UPDATED 20:43 EST / MAY 25 2022

BIG DATA

Snowflake shares tumble as growth slows

Shares of once-high-flying software unicorn Snowflake Inc. are finally falling to earth.

The stock price of the cloud data warehousing provider fell nearly 14% after-hours today on a weaker-than-expected full-year forecast amid signs of a slowdown in spending by large enterprise customers.

The quarterly numbers weren’t bad overall. Losses narrowed in its fiscal first quarter on revenue that beat analysts’ expectations. The quarterly net loss of $165.8 million, or 53 cents a share, improved from a net loss of $203.2 million, or 70 cents a share, a year earlier.

The earnings were just below the consensus forecast of 52 cents a share. Revenues of $422.4 million jumped 85% from a year earlier and remaining performance obligations of $2.6 billion rose 82%, although down sequentially from the fourth quarter.
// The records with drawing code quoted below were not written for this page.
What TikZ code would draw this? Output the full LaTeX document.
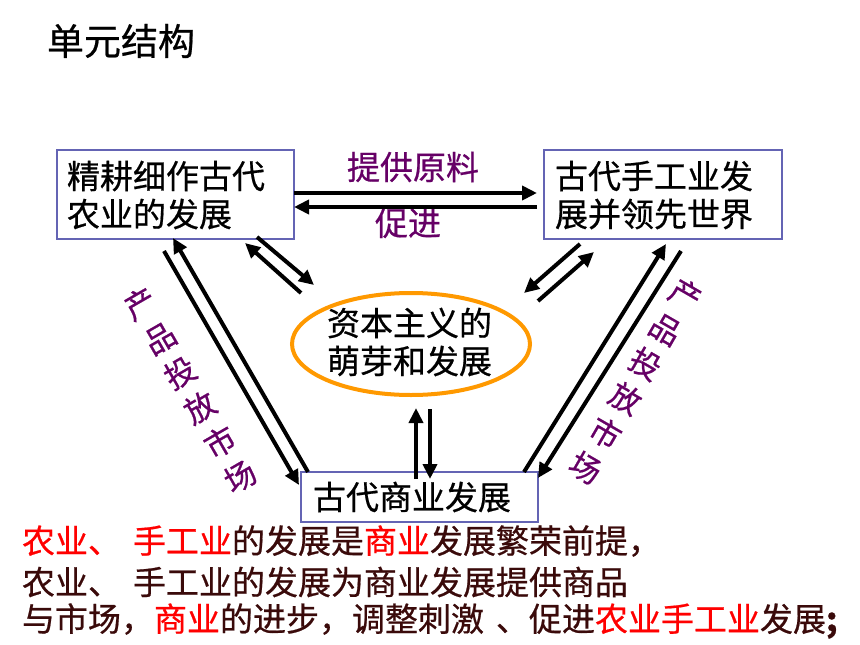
\documentclass[tikz,border=0pt]{standalone}
\usepackage{fontspec}
\newfontfamily\cjk{Noto Sans CJK SC}[FakeBold=0.6]
\usetikzlibrary{arrows.meta,shapes.geometric,calc}
\definecolor{boxblue}{HTML}{6464B4}
\definecolor{lblpurple}{HTML}{660066}
\definecolor{ellorange}{HTML}{FF9900}
\definecolor{darktext}{HTML}{3A0A0A}
\definecolor{hired}{HTML}{FF0000}
\begin{document}
\begin{tikzpicture}[x=1pt,y=-1pt,
  boxst/.style={draw=boxblue,line width=1.5pt,fill=white,inner sep=0pt,outer sep=0pt,rectangle},
  txt/.style={font=\cjk\fontsize{33}{38}\selectfont,inner sep=0pt,outer sep=0pt,anchor=west,align=left},
  lbl/.style={font=\cjk\fontsize{33}{38}\selectfont,text=lblpurple,inner sep=0pt,outer sep=0pt,anchor=west},
  side/.style={font=\cjk\fontsize{31}{40}\selectfont,text=lblpurple,inner sep=0pt,outer sep=0pt,align=center},
  arr/.style={line width=4pt,-{Triangle[length=15pt,width=14pt]}},
  note/.style={font=\cjk\fontsize{33}{38}\selectfont,text=darktext,inner sep=0pt,outer sep=0pt,anchor=west}
]
\useasboundingbox (0,0) rectangle (860,645);
\fill[white] (0,0) rectangle (860,645);

% title
\node[txt,font=\cjk\fontsize{37}{40}\selectfont] (title) at (47,41) {单元结构};

% boxes
\node[boxst,minimum width=237pt,minimum height=89pt] (A) at (175.5,194.5) {};
\node[boxst,minimum width=238pt,minimum height=89pt] (B) at (663,194.5) {};
\node[boxst,minimum width=237pt,minimum height=50pt] (C) at (419.5,497) {};
\node[draw=ellorange,line width=4pt,ellipse,minimum width=238pt,minimum height=102pt,inner sep=0pt,outer sep=0pt] (E) at (411,344) {};

\node[txt] (At) at (67,195) {精耕细作古代\\农业的发展};
\node[txt] (Bt) at (555,195) {古代手工业发\\展并领先世界};
\node[txt] (Ct) at (313,497) {古代商业发展};
\node[txt] (Et) at (327,342) {资本主义的\\萌芽和发展};

% labels
\node[lbl] (l1) at (347,167) {提供原料};
\node[lbl] (l2) at (375,223) {促进};
\node[side,rotate=30] (sl) at (190,390) {产\\品\\投\\放\\市\\场};
\node[side,rotate=-30] (sr) at (635.5,381) {产\\品\\投\\放\\市\\场};

% horizontal arrows
\draw[arr] ($(A.east)+(0,-1.5)$) -- ($(B.west)+(-7,-1.5)$);
\draw[arr] ($(B.west)+(-7,12.5)$) -- ($(A.east)+(0,12.5)$);

% A <-> E
\draw[arr] ($(A.south east)+(-37,-2)$) -- ($(E.center)+(-97,-59)$);
\draw[arr] ($(E.center)+(-110,-51)$) -- ($(A.south east)+(-49,4)$);

% B <-> E
\draw[arr] ($(B.south west)+(36,5)$) -- ($(E.center)+(113,-51)$);
\draw[arr] ($(E.center)+(127,-43)$) -- ($(B.south west)+(50,13)$);

% A <-> C
\draw[arr] ($(A.south)+(-11.5,12)$) -- ($(C.north west)+(-2,13)$);
\draw[arr] ($(C.north west)+(7,0)$) -- ($(A.south)+(-2.5,-1)$);

% B <-> C
\draw[arr] ($(C.north east)+(-14,0)$) -- ($(B.south)+(3,5)$);
\draw[arr] ($(B.south)+(18,12)$) -- ($(C.north east)+(0,6)$);

% E <-> C
\draw[arr] ($(C.north)+(-3.5,7)$) -- ($(E.south)+(5,13)$);
\draw[arr] ($(E.south)+(19,14)$) -- ($(C.north)+(10.5,7)$);

% bottom notes
\node[note] (n1) at (22,541) {\textcolor{hired}{农业、\hspace{12pt}手工业}的发展是\textcolor{hired}{商业}发展繁荣前提，};
\node[note] (n2) at (22,582) {农业、\hspace{12pt}手工业的发展为商业发展提供商品};
\node[note] (n3) at (22,621) {与市场，\textcolor{hired}{商业}的进步，调整刺激\hspace{12pt}、促进\textcolor{hired}{农业手工业}发展\textbf{;}};
\end{tikzpicture}
\end{document}
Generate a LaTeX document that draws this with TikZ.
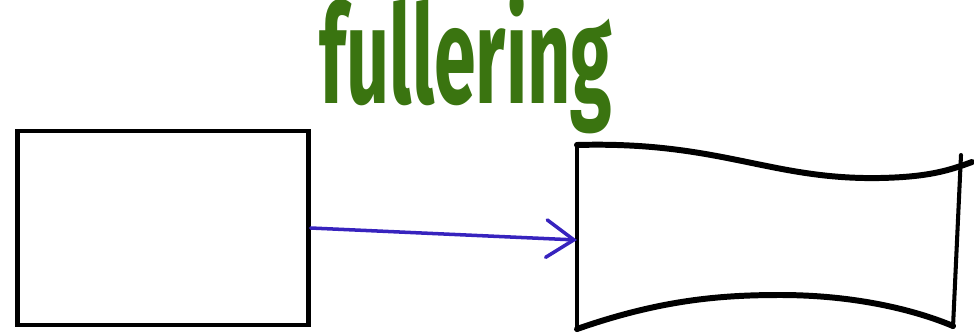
\documentclass[tikz,border=0pt]{standalone}
\usepackage{fontspec}
\setsansfont{Fira Sans}
\usepackage{tikz}
\usetikzlibrary{arrows.meta,positioning}
\definecolor{FullerGreen}{RGB}{58,116,16}
\definecolor{FlowBlue}{RGB}{55,35,190}

\begin{document}
\begin{tikzpicture}[x=0.02cm,y=-0.02cm]
  \useasboundingbox (0,0) rectangle (974,335);
  \node[draw,line width=2.5pt,minimum width=5.82cm,minimum height=3.88cm,inner sep=0pt] (billet) at (163,228) {};
  % fullered bar
  \draw[line width=3.4pt,line cap=round] (577,145) .. controls (720,141) and (770,180) .. (880,178) .. controls (930,177) and (950,170) .. (972,162);
  \draw[line width=3.4pt,line cap=round] (577,329) .. controls (660,300) and (720,295) .. (780,295) .. controls (860,295) and (920,312) .. (953,326);
  \draw[line width=2.3pt,line cap=round] (577,144) -- (577,330);
  \draw[line width=2.3pt,line cap=round] (961,155) -- (953,327);
  \coordinate (bar) at (577,240);
  \draw[FlowBlue,line width=2pt,line cap=round,-{Straight Barb[length=0.55cm,width=0.75cm,line cap=round]}] (billet.east) -- (bar);
  \node[FullerGreen,font=\sffamily\bfseries\fontsize{78}{78}\selectfont,anchor=base] (label) at (466,103) {\scalebox{0.55}[1]{fullering}};
\end{tikzpicture}
\end{document}
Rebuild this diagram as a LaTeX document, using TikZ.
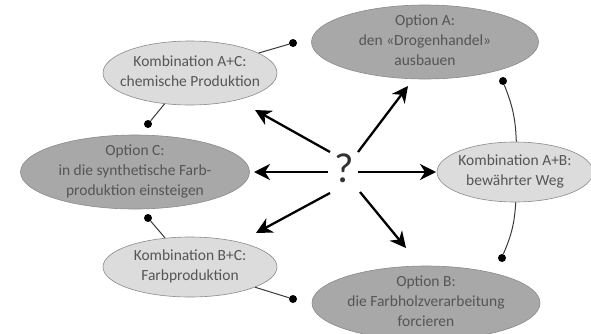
\documentclass[tikz,border=0pt]{standalone}
\usepackage{fontspec}
\setmainfont{Carlito}
\usetikzlibrary{arrows.meta,shapes.geometric}
\definecolor{optfill}{HTML}{A8A8A8}
\definecolor{kombfill}{HTML}{DCDCDC}
\definecolor{edgecol}{HTML}{8A8A8A}
\definecolor{txtcol}{HTML}{555555}
\definecolor{linkcol}{HTML}{3A3A3A}
\newcommand\etext[1]{\makebox[0pt]{\raisebox{-3.5pt}[0pt][0pt]{\begin{tabular}{@{}c@{}}#1\end{tabular}}}}
\begin{document}
\begin{tikzpicture}[x=1pt,y=-1pt,
  bubble/.style={ellipse,draw=edgecol,line width=0.6pt,inner sep=0pt,text=txtcol,
    font=\fontsize{15.5}{20}\selectfont},
  optbox/.style={bubble,fill=optfill},
  kombbox/.style={bubble,fill=kombfill},
  dotnode/.style={circle,fill=black,inner sep=0pt,minimum size=8pt},
  link/.style={draw=linkcol,line width=1pt},
  arr/.style={line width=2.3pt,-{Stealth[length=16pt,width=16pt,inset=5pt]}}]
\useasboundingbox (0,0) rectangle (591,333);
% ellipses
\node[optbox,minimum width=227pt,minimum height=74pt] (A) at (425,42) {\etext{Option A:\\den «Drogenhandel»\\ausbauen}};
\node[optbox,minimum width=228pt,minimum height=74pt] (B) at (426,303) {\etext{Option B:\\die Farbholzverarbeitung\\forcieren}};
\node[optbox,minimum width=229pt,minimum height=74pt] (C) at (135,172) {\etext{Option C:\\in die synthetische Farb-\\produktion einsteigen}};
\node[kombbox,minimum width=174pt,minimum height=64pt] (AC) at (190,73) {\etext{Kombination A+C:\\chemische Produktion}};
\node[kombbox,minimum width=174pt,minimum height=60pt] (BC) at (190,267) {\etext{Kombination B+C:\\Farbproduktion}};
\node[kombbox,minimum width=156pt,minimum height=60pt] (AB) at (515,172) {\etext{Kombination A+B:\\bewährter Weg}};
% dots
\node[dotnode] (d1) at (293,43) {};
\node[dotnode] (d2) at (148,124) {};
\node[dotnode] (d3) at (148,218) {};
\node[dotnode] (d4) at (293,299) {};
\node[dotnode] (d5) at (503,81) {};
\node[dotnode] (d6) at (502,258) {};
% links
\draw[link] (AC) -- (d1);
\draw[link] (AC) -- (d2);
\draw[link] (BC) -- (d3);
\draw[link] (BC) -- (d4);
\draw[link] (AB) to[bend right=10] (d5);
\draw[link] (AB) to[bend left=10] (d6);
% question mark
\node[font=\fontsize{42}{42}\selectfont,text=black!80,inner sep=0pt] (q) at (344,168) {?};
\coordinate (t1) at (330,152); \coordinate (h1) at (255,110);
\coordinate (t2) at (328,172); \coordinate (h2) at (254,172);
\coordinate (t3) at (330,193); \coordinate (h3) at (256,233);
\coordinate (t4) at (358,152); \coordinate (h4) at (408,86);
\coordinate (t5) at (358,172); \coordinate (h5) at (436,172);
\coordinate (t6) at (360,192); \coordinate (h6) at (406,248);
\draw[arr] (t1) -- (h1);
\draw[arr] (t2) -- (h2);
\draw[arr] (t3) -- (h3);
\draw[arr] (t4) -- (h4);
\draw[arr] (t5) -- (h5);
\draw[arr] (t6) -- (h6);
\end{tikzpicture}
\end{document}
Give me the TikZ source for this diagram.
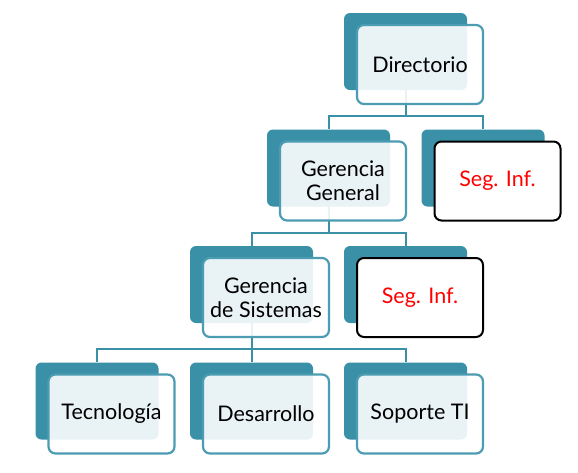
\documentclass[tikz,border=0pt]{standalone}
\usepackage{fontspec}
\setmainfont{Lato}
\usetikzlibrary{backgrounds}
\definecolor{tealback}{HTML}{3A90A6}
\definecolor{tealline}{HTML}{4C9CB3}
\definecolor{segred}{HTML}{FF0000}

\begin{document}
\begin{tikzpicture}[x=1pt,y=-1pt,
    backbox/.style={rectangle,rounded corners=6pt,fill=tealback,
      minimum width=123pt,minimum height=77pt,inner sep=0pt},
    frontbox/.style={rectangle,rounded corners=7pt,draw=tealline,line width=2.2pt,
      fill=white,fill opacity=0.89,text opacity=1,minimum width=126pt,
      minimum height=79pt,inner sep=0pt,align=center,
      font=\fontsize{21.5}{24}\selectfont,shift={(14.5,13)}},
    segbox/.style={frontbox,draw=black,line width=2pt,fill opacity=1,text=segred},
    link/.style={draw=tealback,line width=2pt}]
  % level 0
  \node[backbox] (dirB) at (405.5,51.5) {};
  \node[frontbox] (dirF) at (dirB) {Directorio};
  % level 1
  \node[backbox] (gerGenB) at (328.5,168) {};
  \node[frontbox] (gerGenF) at (gerGenB) {Gerencia\\General};
  \node[backbox] (segOneB) at (483,168) {};
  \node[segbox] (segOneF) at (segOneB) {Seg. Inf.};
  % level 2
  \node[backbox] (gerSisB) at (251.5,284.5) {};
  \node[frontbox] (gerSisF) at (gerSisB) {Gerencia\\de Sistemas};
  \node[backbox] (segTwoB) at (405.5,284.5) {};
  \node[segbox] (segTwoF) at (segTwoB) {Seg. Inf.};
  % level 3
  \node[backbox] (tecB) at (97,401) {};
  \node[frontbox] (tecF) at (tecB) {Tecnología};
  \node[backbox] (desB) at (251.5,401) {};
  \node[frontbox] (desF) at (desB) {Desarrollo};
  \node[backbox] (sopB) at (405.5,401) {};
  \node[frontbox] (sopF) at (sopB) {Soporte TI};
  % connectors
  \begin{scope}[on background layer]
    \fill[white] (0,0) rectangle (578,472);
    \draw[link] (dirB.south) -- ++(0,26) -| (gerGenB.north);
    \draw[link] (dirB.south) -- ++(0,26) -| (segOneB.north);
    \draw[link] (gerGenB.south) -- ++(0,26) -| (gerSisB.north);
    \draw[link] (gerGenB.south) -- ++(0,26) -| (segTwoB.north);
    \draw[link] (gerSisB.south) -- ++(0,26) -| (tecB.north);
    \draw[link] (gerSisB.south) -- ++(0,26) -| (desB.north);
    \draw[link] (gerSisB.south) -- ++(0,26) -| (sopB.north);
  \end{scope}
\end{tikzpicture}
\end{document}
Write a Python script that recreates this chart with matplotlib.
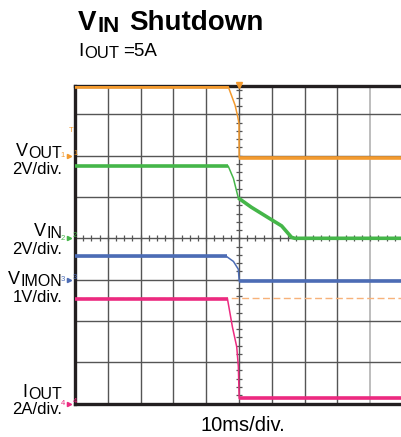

Snowflake said it closed the quarter with 6,322 customers, including 206 customers who spent more than $1 million over the past 12 months.

Forecast disappoints

The company said second-quarter revenues are likely to come in between $435 million and $440 million, which was about in line with analyst expectations. For fiscal 2023, it guided to a revenue forecast of between $1.89 billion and $1.9 billion, a slight uptick from its prior range of $1.88 billion to $1.9 billion.

However, investors were clearly hoping for more. Snowflake executives said there was a clear slowdown in spending by some of its largest customers. “Last year we experienced significantly higher growth due to the growth of customers’ own businesses,” said Chief Financial Officer Michael Scarpelli. “This year the growth was less than expected. Although these customers are still growing, we believe that they are impacted by macroeconomic headwinds and their consumption will be limited.”

Executives said the long-term outlook for the business remains unchanged and that they expect long-term trends to remain in line with their growth objectives. On a conference call with analysts, Chief Executive Frank Slootman (pictured) repeatedly reiterated that the company’s strategic objective is for profitable growth. “Snowflake is not a growth-at-all-costs company,” he said. “Investments must lead to innovation that creates differentiation. There is no waste at Snowflake.”

Executives noted that the company is sitting on $5 billion in cash and investments and that it added 16 of the world’s 2,000 largest companies as customers in the quarter. Snowflake booked four eight-figure deals in the quarter and listings in its software marketplace grew 22% to more than 1,350. “Over the last three years we’ve achieved high growth while significantly improving operating economics and cash flow,” Slootman said.

Hyperscale challenges

But Snowflake’s challenges may be more entrenched than executives are letting on, said Adam Ronthal, a research vice president at Gartner Inc. “The competitive landscape has changed significantly since Snowflake launched” in late 2014,  he said. “Back then they were highly differentiated and were re-energizing a market that was a little stagnant at that point.”

But he added that in the intervening seven years, the hyperscalers such as the cloud computing giants have spent time modernizing their platforms and updating their games. “Some areas Snowflake pioneered like the separation of storage and compute are now table stakes,” he said.

Ronthal pointed to Snowflake’s Snowgrid cross-cloud collaboration platform as an example of how hyperscale competitors are frustrating its growth ambitions. “It’s an intercloud data mesh, and that’s somewhat different, but one widespread barrier to adoption is that the hyperscalers charge egress fees that can add up if you’re moving around large amounts of data,” he said. “Snowflake is competing directly against offerings from the cloud service providers and this is a CSP world. We just live in it.”

Snowflake executives made no reference to cloud competitors during the briefing with analysts, blaming the business slowdown solely on economic factors. “The sequential decline in RPO [from the fourth quarter of 2021 ] is due to a tough year-over-year comparison,” Slootman said. “We still achieved our internal target.”

Plans to add 1,500 employees this year are still on track and Slootman said he sees economic uncertainty as a net positive in the long run. “In troubled times people want more data and that is going to drive Snowflake consumption,” he said.